«Essa interessante leitura excitou muito a nossa curiosidade; o assunto
era importantíssimo, esclarecia-nos a nós e à geração actual de Goa sobre uma instituição que, como
dissemos, por longos anos presidira aos destinos dela; fora o maior terror dos
nossos avoengos, ecoara nas cinco partes do mundo pela sua inaudita tirania; conservara
a mais absoluta independência dos nossos antigos vice-reis em tempos em que
eles ostentavam por toda a parte o seu grande poder, sendo-lhes todavia vedado
intrometerem-se unicamente no quanto tocasse às coisas do Santo Oficio
(maldito); de falarem a respeito dos culpados nele; e mandando-se até por ordem
da corte aplicar exclusivamente para as despesas do tribunal e pagamentos dos
seus ministros uma das rendas da cidade, bem como para se tornar mais livre a
acção do tribunal e sobranceira à influência do poder civil, que
só devia dar-lhe ajuda e favor em tudo que por ele lhe fosse requerido!
E deste tribunal, os poucos homens vivos, que o alcançaram já em
decadência, pouco ou nada diriam que valesse para o material dum trabalho
sólido e seguido ou duma noção histórica imparcial, bem averiguada e minuciosa
nas suas diferentes circunstâncias e especialidades.

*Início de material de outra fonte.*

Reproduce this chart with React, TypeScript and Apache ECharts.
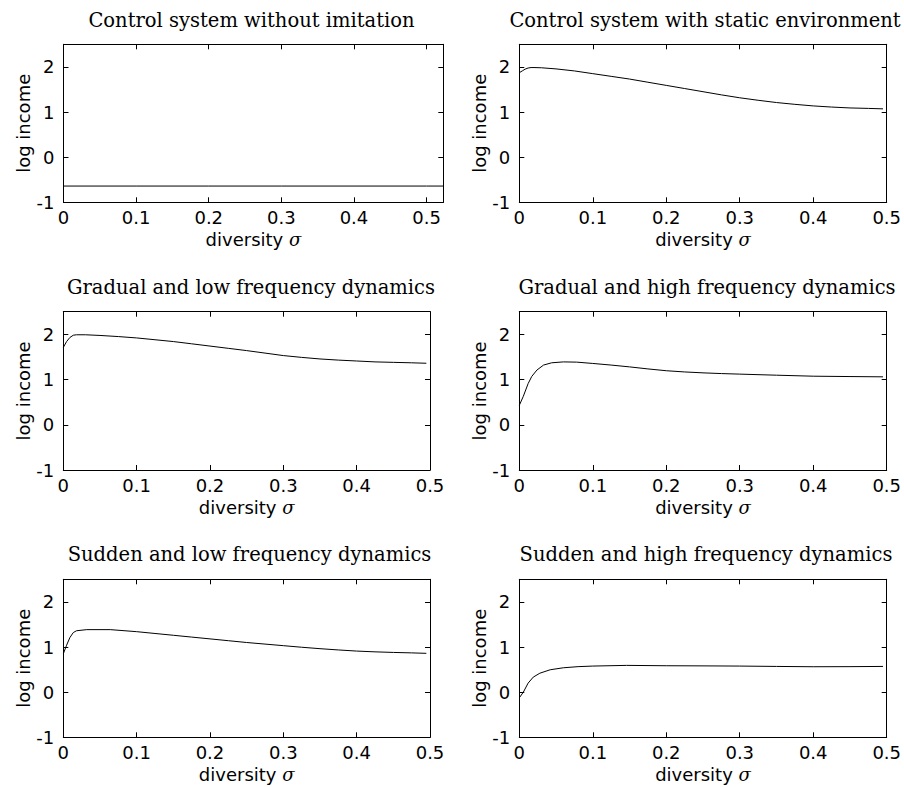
import React, { useEffect, useRef } from "react";
import * as echarts from "echarts";

// ---------- data ----------
const titles = [
  "Control system without imitation",
  "Control system with static environment",
  "Gradual and low frequency dynamics",
  "Gradual and high frequency dynamics",
  "Sudden and low frequency dynamics",
  "Sudden and high frequency dynamics",
];

const yTicks = [-1, 0, 1, 2];
const xTicks = [0, 0.1, 0.2, 0.3, 0.4, 0.5];

const sigma1 = [0, 0.1, 0.2, 0.3, 0.4, 0.5, 0.523];
const income1 = [-0.64, -0.64, -0.64, -0.64, -0.64, -0.64, -0.64];

const sigma2 = [0, 0.004, 0.008, 0.012, 0.016, 0.02, 0.03, 0.05, 0.075, 0.1, 0.125, 0.15, 0.175, 0.2, 0.225, 0.25, 0.275, 0.3, 0.325, 0.35, 0.375, 0.4, 0.425, 0.45, 0.475, 0.495];
const income2 = [1.87, 1.91, 1.95, 1.975, 1.985, 1.985, 1.98, 1.955, 1.91, 1.85, 1.79, 1.73, 1.66, 1.59, 1.52, 1.45, 1.38, 1.315, 1.26, 1.21, 1.17, 1.135, 1.11, 1.09, 1.08, 1.07];

const sigma3 = [0, 0.0045, 0.009, 0.0136, 0.018, 0.03, 0.05, 0.075, 0.1, 0.125, 0.15, 0.175, 0.2, 0.225, 0.25, 0.275, 0.3, 0.325, 0.35, 0.375, 0.4, 0.425, 0.45, 0.475, 0.495];
const income3 = [1.71, 1.84, 1.93, 1.98, 1.99, 1.99, 1.975, 1.95, 1.92, 1.88, 1.84, 1.79, 1.74, 1.69, 1.64, 1.585, 1.53, 1.49, 1.455, 1.43, 1.41, 1.39, 1.38, 1.37, 1.36];

const sigma4 = [0, 0.0055, 0.012, 0.017, 0.024, 0.033, 0.044, 0.06, 0.078, 0.1, 0.125, 0.15, 0.175, 0.2, 0.225, 0.25, 0.275, 0.3, 0.35, 0.4, 0.45, 0.495];
const income4 = [0.43, 0.63, 0.91, 1.07, 1.21, 1.32, 1.37, 1.39, 1.385, 1.356, 1.32, 1.28, 1.235, 1.195, 1.168, 1.148, 1.132, 1.12, 1.096, 1.074, 1.066, 1.06];

const sigma5 = [0, 0.0045, 0.009, 0.0136, 0.018, 0.032, 0.064, 0.1, 0.125, 0.15, 0.175, 0.2, 0.225, 0.25, 0.275, 0.3, 0.325, 0.35, 0.375, 0.4, 0.425, 0.45, 0.475, 0.495];
const income5 = [0.85, 1.04, 1.21, 1.32, 1.36, 1.385, 1.385, 1.34, 1.3, 1.26, 1.22, 1.18, 1.14, 1.1, 1.065, 1.03, 0.995, 0.963, 0.935, 0.91, 0.893, 0.88, 0.87, 0.86];

const sigma6 = [0, 0.0055, 0.012, 0.019, 0.028, 0.042, 0.06, 0.08, 0.1, 0.146, 0.2, 0.25, 0.3, 0.35, 0.4, 0.45, 0.495];
const income6 = [-0.126, 0.0, 0.2, 0.333, 0.42, 0.496, 0.54, 0.565, 0.578, 0.593, 0.585, 0.582, 0.578, 0.57, 0.563, 0.565, 0.57];

const sigmas = [sigma1, sigma2, sigma3, sigma4, sigma5, sigma6];
const incomes = [income1, income2, income3, income4, income5, income6];
const xMaxes = [0.523, 0.5, 0.5, 0.5, 0.5, 0.5];

// ---------- layout ----------
const grids = [
  { left: 63.5, top: 44.3, width: 379.8, height: 158 },
  { left: 519.3, top: 44.3, width: 367.4, height: 158 },
  { left: 63.3, top: 311.7, width: 366.7, height: 158.3 },
  { left: 519.3, top: 311.7, width: 367.4, height: 158.3 },
  { left: 63.3, top: 579.3, width: 366.7, height: 158 },
  { left: 519.3, top: 579.3, width: 367.4, height: 158 },
];
const titlePos = [
  [251.5, 20],
  [705, 20],
  [251, 287],
  [707, 287],
  [249.5, 554],
  [706, 554],
];

const SANS = "DejaVu Sans";
const SERIF = "DejaVu Serif";
const lineStyle = { color: "#000", width: 1 };

export default function App() {
  const ref = useRef<HTMLDivElement>(null);
  useEffect(() => {
    if (!ref.current) return;
    const chart = echarts.init(ref.current, undefined, { renderer: "svg" });
    const xAxis: any[] = [];
    const yAxis: any[] = [];
    const series: any[] = [];
    grids.forEach((g, i) => {
      const xmax = xMaxes[i];
      xAxis.push({
        gridIndex: i,
        type: "value",
        position: "bottom",
        min: xTicks[0],
        max: xmax,
        interval: 0.1,
        axisLine: { show: true, onZero: false, lineStyle },
        axisTick: { show: true, inside: true, length: 5, lineStyle },
        axisLabel: {
          color: "#000",
          fontFamily: SANS,
          fontSize: 18,
          margin: 6,
          showMinLabel: true,
          showMaxLabel: xmax === 0.5,
          formatter: (v: number) => String(Math.round(v * 10) / 10),
        },
        splitLine: { show: false },
        name: "diversity {s|σ}",
        nameLocation: "middle",
        nameGap: 28,
        nameTextStyle: {
          color: "#000",
          fontFamily: SANS,
          fontSize: 18,
          rich: { s: { fontFamily: SERIF, fontStyle: "italic", fontSize: 18, color: "#000" } },
        },
      });
      xAxis.push({
        gridIndex: i,
        type: "value",
        position: "top",
        min: xTicks[0],
        max: xmax,
        interval: 0.1,
        axisLine: { show: true, onZero: false, lineStyle },
        axisTick: { show: true, inside: true, length: 5, lineStyle },
        axisLabel: { show: false },
        splitLine: { show: false },
      });
      yAxis.push({
        gridIndex: i,
        type: "value",
        position: "left",
        min: yTicks[0],
        max: 2.5,
        interval: 1,
        axisLine: { show: true, onZero: false, lineStyle },
        axisTick: { show: true, inside: true, length: 5, lineStyle },
        axisLabel: {
          color: "#000",
          fontFamily: SANS,
          fontSize: 18,
          margin: 9,
          showMinLabel: true,
          showMaxLabel: false,
        },
        splitLine: { show: false },
        name: "log income",
        nameLocation: "middle",
        nameGap: 28,
        nameTextStyle: { color: "#000", fontFamily: SANS, fontSize: 18 },
      });
      yAxis.push({
        gridIndex: i,
        type: "value",
        position: "right",
        min: yTicks[0],
        max: 2.5,
        interval: 1,
        axisLine: { show: true, onZero: false, lineStyle },
        axisTick: { show: true, inside: true, length: 5, lineStyle },
        axisLabel: { show: false },
        splitLine: { show: false },
      });
      series.push({
        type: "line",
        xAxisIndex: i * 2,
        yAxisIndex: i * 2,
        showSymbol: false,
        symbol: "none",
        smooth: false,
        lineStyle: { color: "#000", width: 1 },
        data: sigmas[i].map((x, k) => [x, incomes[i][k]]),
      });
    });

    const graphic = titles.map((t, i) => ({
      type: "text",
      x: titlePos[i][0],
      y: titlePos[i][1],
      style: {
        text: t,
        fill: "#000",
        fontFamily: SERIF,
        fontSize: 19.5,
        align: "center",
        verticalAlign: "middle",
        textAlign: "center",
        textVerticalAlign: "middle",
      },
    }));

    chart.setOption({
      animation: false,
      backgroundColor: "#fff",
      grid: grids.map((g) => ({ ...g, containLabel: false, outerBoundsMode: "none" })),
      xAxis,
      yAxis,
      series,
      graphic,
    });
    return () => chart.dispose();
  }, []);
  return (
    <div
      ref={ref}
      style={{ position: "absolute", left: 0, top: 0, width: 904, height: 787 }}
    />
  );
}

Colocados neste terreno, estivemos alguns anos de expectativa; e
finalmente entendemos mesmo na nossa deficiência fazer algum serviço à história
pátria e aos nossos concidadãos em aproveitar o ensejo e dar-lhes vertido, com
a vénia do dono, o mesmo livro, que é tão digno da versão, que dele nos diz o
sábio Ferdinand Denis:
- Muitos viageiros pintaram com grande energia os tormentos que a inquisição de Goa (maldita) fazia padecer a seus presos; mas o mais minucioso sem contradição e o mais moderado a todos os respeitos é um médico francês chamado Dellon, que escreveu um tratado especial sobre este tribunal, do qual foi uma das últimas vítimas.
Parecer este tão autorizado quanto conforme com o
geral dos escritores nacionais e estrangeiros; e entre os últimos apontaremos o
moderno viajante inglês, reverendo Claudio Buchanan, vice proboste do colégio do Fort William,
em Calcutá, que na sua obra Christian Researches in Asia,
Londres, 1811, dedicou algumas
páginas à visita que lhe fez em Goa
no ano de 1808, vindo com o mesmo
livro de Dellon no bolso [...]. Não nos demoveu do nosso propósito saber que
alguns capítulos do livro de Dellon andam introduzidos na chamada Historia
Completa das Inquisições de Portugal, Espanha e ltália publicada em
Lisboa no ano de 1821, porque esta obra
só aproveitou o que fazia ao seu intento; omitiu muita coisa importante;
alterou diferentes lugares; introduziu matéria estranha ao livro original, etc.
[...]». Nova Goa, 17 de Agosto de 1866, Miguel
Vicente de Abreu, In Charles Dellon (1649-1709?), Relation de
L’Inquisition de Goa, 1687, Leyden, Holanda, Narração da Inquisição de Goa,
tradução e notas de Miguel Vicente Abreu (1827-1883), Nova Goa, 1866, Edições
Antígona, Lisboa, 1996, ISBN 972-608-075-4.